El escritor Lev Nikoláievich Tolstói, conocido en nuestra cultura como León Tolstói, nació en una noble familia rusa un nueve de septiembre de 1828. Sus padres, los Condes de Volkónskaya, fallecieron repentinamente, dejando huérfanos a cinco pequeños que fueron recogidos por su tía en la ciudad de Kazán. Quizás fruto de una infancia incierta Tolstói escribe en su famosa obra Ana Karenina que “todas las familias felices se parecen unas a otras, pero cada familia infeliz lo es a su manera”.

Cuentan que un día su hermano mayor Dmitry le propuso un reto que un siglo después sería estudiado en la Facultad de Psicología. Dmitry ordenó a su hermano León que se sentase en uno de los sillones de su noble casa y le instó a permanecer allí hasta dejar de pensar en un oso polar blanco.

El joven Tolstói permaneció en la butaca durante horas, enfrentándose al desafío de los pensamientos obsesivos. Intentar suprimir un pensamiento es una batalla perdida. Así lo experimentó Tolstói y lo corrobora la psicología experimental.

Según la investigadora en neurociencia Kalina Christoff podríamos distinguir dos tipos de pensamiento. Por una parte están los pensamientos dirigidos voluntariamente, construcciones elaboradas de forma consciente. Representan la gran conquista del ser humano en la evolución, que ha llegado a dar sentido hasta a nuestra existencia. Pienso, luego existo, diría Descartes. Pero, curiosamente, tendemos a pensar que toda forma de pensamiento es de esta naturaleza.

En el otro extremo están los pensamientos involuntarios, aquellos que surgen sin ser convocados y que se caracterizan por su resistencia a desaparecer. Un ejemplo de ello es el recuerdo rumiante de un conflicto reciente. Nos sorprendemos a nosotros mismos ante la imposibilidad de dejar de pensar en ello, como si fuese algo que pudiéramos hacer. O nos decepciona observar que no podemos acatar el consejo de quienes, desconsideradamente, nos ordenan dejar de pensar en algo, como si fuera algo que pudiéramos dejar de hacer. Cuanto más nos obsesionemos en reprimir un pensamiento más se fija en el cerebro.

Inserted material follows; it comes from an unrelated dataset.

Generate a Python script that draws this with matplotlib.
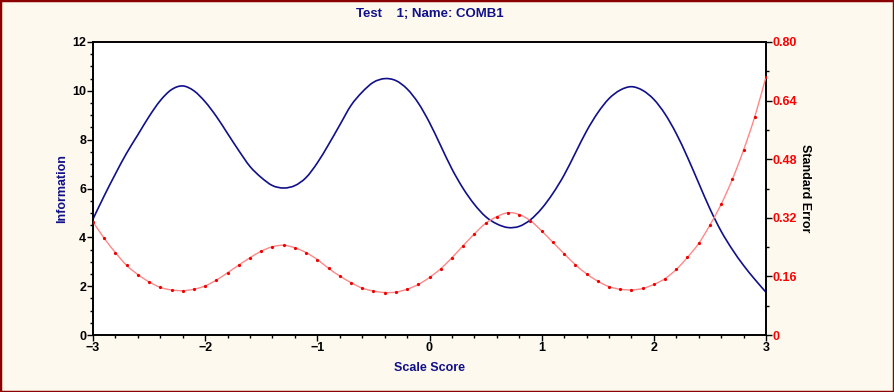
import numpy as np
import matplotlib
matplotlib.use("Agg")
import matplotlib.pyplot as plt
from matplotlib.patches import Rectangle, PathPatch
from matplotlib.path import Path
from matplotlib.ticker import MultipleLocator, FixedLocator

plt.rcParams['font.family'] = ['Liberation Sans', 'DejaVu Sans']
plt.rcParams['font.weight'] = 'bold'

# scale score grid, one point every 0.1
theta = [round(-3.0 + 0.1 * i, 1) for i in range(61)]

# test information
information = [
    4.75, 5.70, 6.60, 7.45, 8.20, 8.95, 9.60, 10.05, 10.20, 10.00,
    9.55, 8.95, 8.25, 7.55, 6.90, 6.45, 6.12, 6.02, 6.12, 6.45,
    7.05, 7.80, 8.60, 9.40, 9.95, 10.35, 10.50, 10.42, 10.08, 9.50,
    8.70, 7.75, 6.80, 6.00, 5.35, 4.85, 4.55, 4.40, 4.45, 4.72,
    5.18, 5.80, 6.55, 7.45, 8.35, 9.10, 9.68, 10.03, 10.17, 10.02,
    9.65, 9.05, 8.25, 7.28, 6.22, 5.17, 4.25, 3.50, 2.85, 2.28,
    1.75,
]

# standard error of measurement
std_error = [
    0.309, 0.264, 0.225, 0.190, 0.165, 0.145, 0.130, 0.123, 0.121, 0.125,
    0.134, 0.150, 0.170, 0.191, 0.211, 0.229, 0.241, 0.245, 0.238, 0.225,
    0.206, 0.182, 0.161, 0.143, 0.128, 0.120, 0.116, 0.117, 0.125, 0.138,
    0.157, 0.181, 0.211, 0.244, 0.276, 0.305, 0.323, 0.334, 0.329, 0.312,
    0.284, 0.253, 0.222, 0.192, 0.167, 0.147, 0.132, 0.125, 0.123, 0.127,
    0.138, 0.154, 0.179, 0.212, 0.250, 0.300, 0.357, 0.425, 0.505, 0.596,
    0.705,
]

info_ticks = [0, 2, 4, 6, 8, 10, 12]
se_ticks = [0, 0.16, 0.32, 0.48, 0.64, 0.80]
se_labels = ["0", "0.16", "0.32", "0.48", "0.64", "0.80"]
x_ticks = [-3, -2, -1, 0, 1, 2, 3]

navy = "#10108a"
bg = "#fef9ee"


def smooth_path(xs, ys):
    # cubic bezier through every point (Catmull-Rom tangents)
    x = np.asarray(xs, float)
    y = np.asarray(ys, float)
    n = len(x)
    verts = [(x[0], y[0])]
    codes = [Path.MOVETO]
    for i in range(n - 1):
        i0 = max(i - 1, 0)
        i3 = min(i + 2, n - 1)
        c1 = (x[i] + (x[i + 1] - x[i0]) / 6, y[i] + (y[i + 1] - y[i0]) / 6)
        c2 = (x[i + 1] - (x[i3] - x[i]) / 6, y[i + 1] - (y[i3] - y[i]) / 6)
        verts += [c1, c2, (x[i + 1], y[i + 1])]
        codes += [Path.CURVE4] * 3
    return Path(verts, codes)


fig = plt.figure(figsize=(8.94, 3.92), dpi=100, facecolor=bg)
ax = fig.add_axes([93 / 894, 57 / 392, 673 / 894, 293 / 392])
ax.set_facecolor("white")

ax.add_patch(PathPatch(smooth_path(theta, information), fill=False,
                       edgecolor=navy, lw=1.2, zorder=3))
ax.set_xlim(-3, 3)
ax.set_ylim(0, 12)
ax.set_xticks(x_ticks)
ax.set_yticks(info_ticks)
ax.xaxis.set_minor_locator(MultipleLocator(0.2))
ax.yaxis.set_minor_locator(MultipleLocator(0.5))
ax.tick_params(axis="both", which="major", direction="out", length=4,
               width=1, labelsize=9, pad=1)
ax.tick_params(axis="both", which="minor", direction="out", length=2, width=1)
ax.set_xlabel("Scale Score", color=navy, fontsize=9, fontweight="bold",
              labelpad=6)
ax.set_ylabel("Information", color=navy, fontsize=9, fontweight="bold",
              labelpad=3)
for s in ax.spines.values():
    s.set_linewidth(1.2)

ax2 = ax.twinx()
ax2.add_patch(PathPatch(smooth_path(theta, std_error), fill=False,
                        edgecolor="#ff8888", lw=1.0, zorder=3))
ax2.plot(theta, std_error, ls="none", marker="o", ms=1.3, color="#ee0000",
         zorder=4)
ax2.set_ylim(0, 0.8)
ax2.yaxis.set_major_locator(FixedLocator(se_ticks))
ax2.set_yticklabels(se_labels)
ax2.yaxis.set_minor_locator(MultipleLocator(0.08))
ax2.tick_params(axis="y", which="major", direction="out", length=4, width=1,
                labelsize=9, labelcolor="#ff0000", pad=1)
ax2.tick_params(axis="y", which="minor", direction="out", length=2, width=1)
ax2.set_ylabel("Standard Error", color="black", fontsize=9,
               fontweight="bold", rotation=270, labelpad=10)
for s in ax2.spines.values():
    s.set_linewidth(1.2)

fig.text(430 / 894, 1 - 14 / 392, "Test    1; Name: COMB1", ha="center",
         va="center", color=navy, fontsize=9.5, fontweight="bold")

fig.patches.append(Rectangle((0, 0), 1, 1, transform=fig.transFigure,
                             fill=False, edgecolor="#8b0000", lw=2.5))

fig.savefig("out.png", dpi=100, facecolor=bg)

Intentar suprimir un pensamiento es una batalla perdida. Así lo experimentó Tolstói y lo corrobora la psicología experimental

El profesor Wegner, de la Universidad de Harvard, llevó a su laboratorio la experiencia de Tolstói. Retó a un grupo de participantes a pensar sobre cualquier idea excepto en un oso polar blanco y les pidió que informasen cada vez que este pensamiento acudía a sus mentes. El oso polar blanco acababa convirtiéndose en una obsesión.

El pensamiento deliberado, cuya temática elegimos y desarrollamos de forma consciente, conlleva áreas frontales del cerebro cuyo mantenimiento supone un gran coste energético. Sin embargo, la dificultad reside en interponer este pensamiento a aquellos que irrumpen de forma involuntaria. Estos últimos surgen de redes cerebrales involucradas en los automatismos, tanto sensoriales como emocionales. Un dolor interrumpirá cualquier pensamiento por interesante que sea. De la misma forma las emociones se abren paso sin previo aviso y se instauran hasta ser atendidas.

El segundo experimento del profesor Wegner consistía en dejar unos minutos a los participantes para pensar libremente en el oso polar blanco. Después les pidió desarrollar libremente un pensamiento e informar del número de veces en las que el oso había interrumpido su pensamiento. El oso polar blanco perdió fuerza.

La obsesión se alimenta de la represión, cuyo significado en latín es castigar. No se sabe si la anécdota de Tolstói le ocurrió, en realidad, a otro escritor ruso, Fiódor Dostoievski. Sea como fuere, todos hemos vivido en nuestra piel la obsesión por algún oso polar blanco.